The Second (or Third) Commandment

"You shall not take the name of the Lord your God in vain."  (Exodus 20:7)

For fifty and some years, I never heard this commandment refer to anything other than cursing and swearing.  Maybe that is part of it, but I believe there is a great deal more to this statement.

If we take on God's name and call ourselves Christian, we'd better not take the name lightly.  We have to act the way God would if He were visible in our neighborhoods.

Jesus said, "Not everyone who says to me, 'Lord, Lord,' will enter the kingdom of heaven, but only he who does the will of my Father who is in heaven."  (Matt. 7:21)  The people who hear this will be surprised.

For instance,  two neighborhood young people go into a grocery store.  One of them goes to church and Sunday school every week and calls himself a Christian.  The other doesn't.  The church-goer takes a pack of gum, stuffs it in his pocket, and walks out without paying for it.  What does his neighbor think of God and His people now? 

A young man and young woman go to Bible college, both professing to be committed Christians on a life mission to serve the Lord.  The young man seduces the young woman.  She finds she's pregnant.  He abandons her.  She gets an abortion and turns her back on God, never to trust Him or anyone else ever again.  What reward should the young man get?

Several "pious" women in a church spread rumors and gossip about everyone in town including other church members.  Three women, whose reputation has been shredded by this clique, leave the church never to darken its doors again. 

Telling lies, cheating on a tax return, speeding down the highway with a Christian sticker on the back bumper, making unkind gestures at a stop light with that same bumper sticker, taking books out of the library that could NEVER be shared with Jesus...  all of these actions are compared against the Name we claim to carry.

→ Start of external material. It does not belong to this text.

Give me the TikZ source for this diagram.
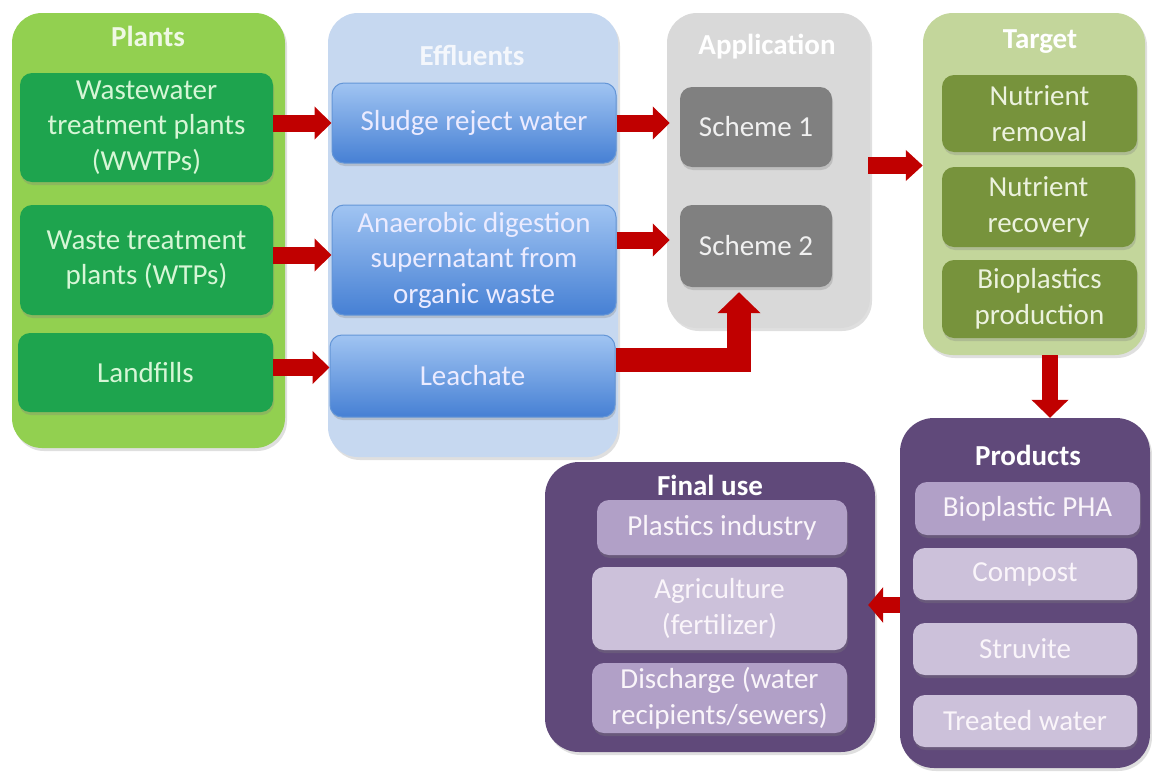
\documentclass[tikz,border=0pt]{standalone}
\usepackage{fontspec}
\setmainfont{Carlito}
\usetikzlibrary{arrows.meta,calc,shadows}

% palette
\definecolor{plantbg}{RGB}{146,208,80}
\definecolor{plantbox}{RGB}{30,164,78}
\definecolor{planttxt}{RGB}{214,246,214}
\definecolor{efflbg}{RGB}{198,216,240}
\definecolor{effltop}{RGB}{160,196,242}
\definecolor{efflbot}{RGB}{70,128,212}
\definecolor{efflline}{RGB}{100,150,215}
\definecolor{appbg}{RGB}{217,217,217}
\definecolor{schemebox}{RGB}{128,128,128}
\definecolor{targetbg}{RGB}{195,214,155}
\definecolor{targetbox}{RGB}{119,147,60}
\definecolor{targettxt}{RGB}{236,242,222}
\definecolor{purplebg}{RGB}{96,73,122}
\definecolor{lavdark}{RGB}{177,160,199}
\definecolor{lavlight}{RGB}{204,193,218}
\definecolor{arrowred}{RGB}{192,0,0}

\tikzset{
  base/.style={rectangle, inner sep=0pt, align=center,
    font=\fontsize{29}{35.5}\selectfont},
  container/.style={base, rounded corners=30pt,
    drop shadow={opacity=0.25, shadow xshift=2pt, shadow yshift=-3pt}},
  inbox/.style={base, rounded corners=12pt,
    drop shadow={opacity=0.3, shadow xshift=1pt, shadow yshift=-3pt}},
  heading/.style={base, font=\fontsize{29}{35}\selectfont\bfseries, text=white},
  plantbx/.style={inbox, fill=plantbox, text=planttxt},
  efflbx/.style={inbox, top color=effltop, bottom color=efflbot, draw=efflline,
    line width=1pt, text=white!92!blue},
  schemebx/.style={inbox, fill=schemebox, text=white!94!black},
  targetbx/.style={inbox, fill=targetbox, text=targettxt},
  lavd/.style={inbox, fill=lavdark, text=white!96!violet},
  lavl/.style={inbox, fill=lavlight, text=white!96!violet},
  redarr/.style={draw=arrowred, line width=17pt,
    -{Triangle[length=17pt, width=32pt]}},
  bigarr/.style={draw=arrowred, line width=24pt, miter limit=10,
    -{Triangle[length=21pt, width=42pt]}},
}

\begin{document}
\begin{tikzpicture}[x=1pt, y=-1pt]
\useasboundingbox[fill=white] (0,0) rectangle (1152,774);

% ---- containers ----
\node[container, fill=plantbg, minimum width=273pt, minimum height=435pt] (plants) at (148.5,230.5) {};
\node[container, fill=efflbg, minimum width=290pt, minimum height=444pt] (effl) at (473,235) {};
\node[container, fill=appbg, minimum width=203pt, minimum height=315pt] (app) at (768.5,170.5) {};
\node[container, fill=targetbg, minimum width=222pt, minimum height=342pt] (target) at (1034,184) {};
\node[container, fill=purplebg, rounded corners=34pt, minimum width=250pt, minimum height=350pt] (products) at (1025,593) {};
\node[container, fill=purplebg, rounded corners=34pt, minimum width=330pt, minimum height=290pt] (final) at (710,607) {};

% ---- headings ----
\node[heading, text=white!85!plantbg] (plantsT) at (148,36) {Plants};
\node[heading, text=white!80!efflbg] (efflT) at (472,55) {Effluents};
\node[heading] (appT) at (767,47) {Application};
\node[heading] (targetT) at (1040,42) {Target};
\node[heading] (prodT) at (1028,455) {Products};
\node[heading] (finalT) at (710,485) {Final use};

% ---- plants ----
\node[plantbx, minimum width=253pt, minimum height=109pt] (wwtp) at (146.5,127.5) {Wastewater\\treatment plants\\(WWTPs)};
\node[plantbx, minimum width=253pt, minimum height=110pt] (wtp) at (146.5,260) {Waste treatment\\plants (WTPs)};
\node[plantbx, minimum width=255pt, minimum height=79pt] (landfill) at (145.5,372.5) {Landfills};

% ---- effluents ----
\node[efflbx, minimum width=284pt, minimum height=80pt] (sludge) at (474,123) {Sludge reject water};
\node[efflbx, minimum width=284pt, minimum height=110pt] (anaer) at (474,260) {Anaerobic digestion\\supernatant from\\organic waste};
\node[efflbx, minimum width=285pt, minimum height=82pt] (leach) at (472.5,376) {Leachate};

% ---- application ----
\node[schemebx, minimum width=152pt, minimum height=80pt] (scheme1) at (756,127) {Scheme 1};
\node[schemebx, minimum width=152pt, minimum height=82pt] (scheme2) at (756,246) {Scheme 2};

% ---- target ----
\node[targetbx, minimum width=195pt, minimum height=77pt] (nrem) at (1039.5,113.5) {Nutrient\\removal};
\node[targetbx, minimum width=193pt, minimum height=80pt] (nrec) at (1038.5,207) {Nutrient\\recovery};
\node[targetbx, minimum width=195pt, minimum height=78pt] (bio) at (1039.5,299) {Bioplastics\\production};

% ---- products ----
\node[lavd, minimum width=225pt, minimum height=53pt] (pha) at (1027.5,508.5) {Bioplastic PHA};
\node[lavl, minimum width=224pt, minimum height=52pt] (compost) at (1025,574) {Compost};
\node[lavl, minimum width=224pt, minimum height=52pt] (struvite) at (1025,649) {Struvite};
\node[lavl, minimum width=224pt, minimum height=52pt] (treated) at (1025,721) {Treated water};

% ---- final use ----
\node[lavd, minimum width=250pt, minimum height=55pt] (plastics) at (722,527.5) {Plastics industry};
\node[lavl, minimum width=255pt, minimum height=83pt] (agri) at (719.5,608.5) {Agriculture\\(fertilizer)};
\node[lavd, minimum width=255pt, minimum height=70pt] (disch) at (719.5,698) {Discharge (water\\recipients/sewers)};

% ---- flow arrows ----
\draw[redarr] (wwtp.east |- sludge.west) -- (sludge.west);
\draw[redarr] ($(wtp.east)+(0,-5)$) coordinate (c2) -- (c2 -| anaer.west);
\draw[redarr] ($(landfill.east)+(0,-5)$) coordinate (c3) -- (c3 -| leach.west);

\draw[redarr] (sludge.east) -- ($(scheme1.west |- sludge.east)+(-10,0)$);
\draw[redarr] ($(anaer.east)+(0,-20)$) coordinate (c5) -- ($(c5 -| scheme2.west)+(-10,0)$);
\draw[bigarr] ($(leach.east)+(0,-16)$) coordinate (c6) -| ($(scheme2.south)+(-17,5)$);

\draw[redarr, -{Triangle[length=17pt, width=30pt]}] ($(app.east)+(-2,-5)$) coordinate (c7) -- (c7 -| target.west);
\draw[redarr, line width=16pt, -{Triangle[length=18pt, width=36pt]}] ($(target.south)+(16,0)$) coordinate (c8) -- (c8 |- products.north);
\draw[redarr, line width=16pt, -{Triangle[length=15pt, width=35pt]}] ($(products.west)+(0,12)$) coordinate (c9) -- ($(c9 -| final.east)+(-7,0)$);

\end{tikzpicture}
\end{document}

Count the cost.  If you cannot be what you claim to be, then either quit claiming it or change.  A real relationship with the Lord sets your mind on whatever is pure and true and noble, everything that is excellent and praiseworthy (Phil. 4:8).  Be careful not to take the family Name in vain.  We are what unbelievers see of God.  We need to make Him beautiful and wonderful in front of the world.